**Task directions**
All of the material below is to be restated word for word, apart from the pictures.

**Collected material**
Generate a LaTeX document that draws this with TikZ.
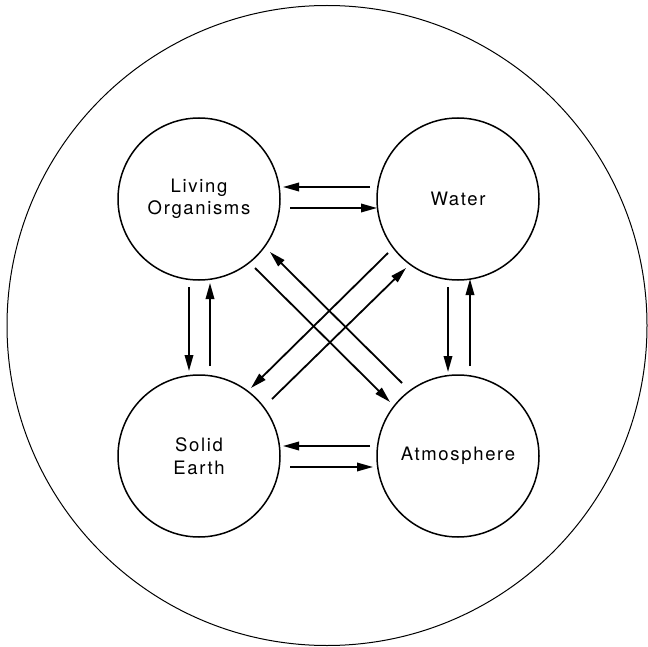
\documentclass[tikz,border=0pt]{standalone}
\usepackage{fontspec}
\usetikzlibrary{arrows.meta,calc}
\newfontfamily\labelfont[LetterSpace=9]{TeX Gyre Heros}
\begin{document}
\begin{tikzpicture}[x=1pt,y=-1pt,
  sphere/.style={circle,draw,line width=1.5pt,minimum size=162pt,inner sep=0pt,
    align=center,font=\labelfont\fontsize{18.5}{22.5}\selectfont},
  flow/.style={line width=1.8pt,-{Triangle[length=16pt,width=8.5pt]}}]
\useasboundingbox (0,0) rectangle (648,647);
% enclosing system boundary
\draw[line width=1pt] (327,325.5) circle[radius=320];
% the four reservoirs
\node[sphere] (lo) at (199,199) {Living\\Organisms};
\node[sphere] (wa) at (458,199) {Water};
\node[sphere] (se) at (199,456) {Solid\\Earth};
\node[sphere] (at) at (458,456) {Atmosphere};
% horizontal exchanges
\draw[flow] ($(wa)+(-88,-12)$) -- ($(lo)+(84,-12)$);
\draw[flow] ($(lo)+(91,9)$) -- ($(wa)+(-81,9)$);
\draw[flow] ($(at)+(-88,-10)$) -- ($(se)+(84,-10)$);
\draw[flow] ($(se)+(91,11)$) -- ($(at)+(-85,11)$);
% vertical exchanges
\draw[flow] ($(lo)+(-10,88)$) -- ($(se)+(-10,-85)$);
\draw[flow] ($(se)+(11,-90)$) -- ($(lo)+(11,84)$);
\draw[flow] ($(wa)+(-10,88)$) -- ($(at)+(-10,-84)$);
\draw[flow] ($(at)+(12,-90)$) -- ($(wa)+(12,80)$);
% diagonal exchanges
\draw[flow] ($(lo)+(56,69)$) -- ($(at)+(-68,-54)$);
\draw[flow] ($(at)+(-56,-73)$) -- ($(lo)+(71,53)$);
\draw[flow] ($(wa)+(-70,54)$) -- ($(se)+(52,-68)$);
\draw[flow] ($(se)+(73,-57)$) -- ($(wa)+(-52,69)$);
\end{tikzpicture}
\end{document}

**Correct output**
Generate a LaTeX document that draws this with TikZ.
\documentclass[tikz,border=0pt]{standalone}
\usepackage{fontspec}
\usetikzlibrary{arrows.meta,calc}
\newfontfamily\labelfont[LetterSpace=9]{TeX Gyre Heros}
\begin{document}
\begin{tikzpicture}[x=1pt,y=-1pt,
  sphere/.style={circle,draw,line width=1.5pt,minimum size=162pt,inner sep=0pt,
    align=center,font=\labelfont\fontsize{18.5}{22.5}\selectfont},
  flow/.style={line width=1.8pt,-{Triangle[length=16pt,width=8.5pt]}}]
\useasboundingbox (0,0) rectangle (648,647);
% enclosing system boundary
\draw[line width=1pt] (327,325.5) circle[radius=320];
% the four reservoirs
\node[sphere] (lo) at (199,199) {Living\\Organisms};
\node[sphere] (wa) at (458,199) {Water};
\node[sphere] (se) at (199,456) {Solid\\Earth};
\node[sphere] (at) at (458,456) {Atmosphere};
% horizontal exchanges
\draw[flow] ($(wa)+(-88,-12)$) -- ($(lo)+(84,-12)$);
\draw[flow] ($(lo)+(91,9)$) -- ($(wa)+(-81,9)$);
\draw[flow] ($(at)+(-88,-10)$) -- ($(se)+(84,-10)$);
\draw[flow] ($(se)+(91,11)$) -- ($(at)+(-85,11)$);
% vertical exchanges
\draw[flow] ($(lo)+(-10,88)$) -- ($(se)+(-10,-85)$);
\draw[flow] ($(se)+(11,-90)$) -- ($(lo)+(11,84)$);
\draw[flow] ($(wa)+(-10,88)$) -- ($(at)+(-10,-84)$);
\draw[flow] ($(at)+(12,-90)$) -- ($(wa)+(12,80)$);
% diagonal exchanges
\draw[flow] ($(lo)+(56,69)$) -- ($(at)+(-68,-54)$);
\draw[flow] ($(at)+(-56,-73)$) -- ($(lo)+(71,53)$);
\draw[flow] ($(wa)+(-70,54)$) -- ($(se)+(52,-68)$);
\draw[flow] ($(se)+(73,-57)$) -- ($(wa)+(-52,69)$);
\end{tikzpicture}
\end{document}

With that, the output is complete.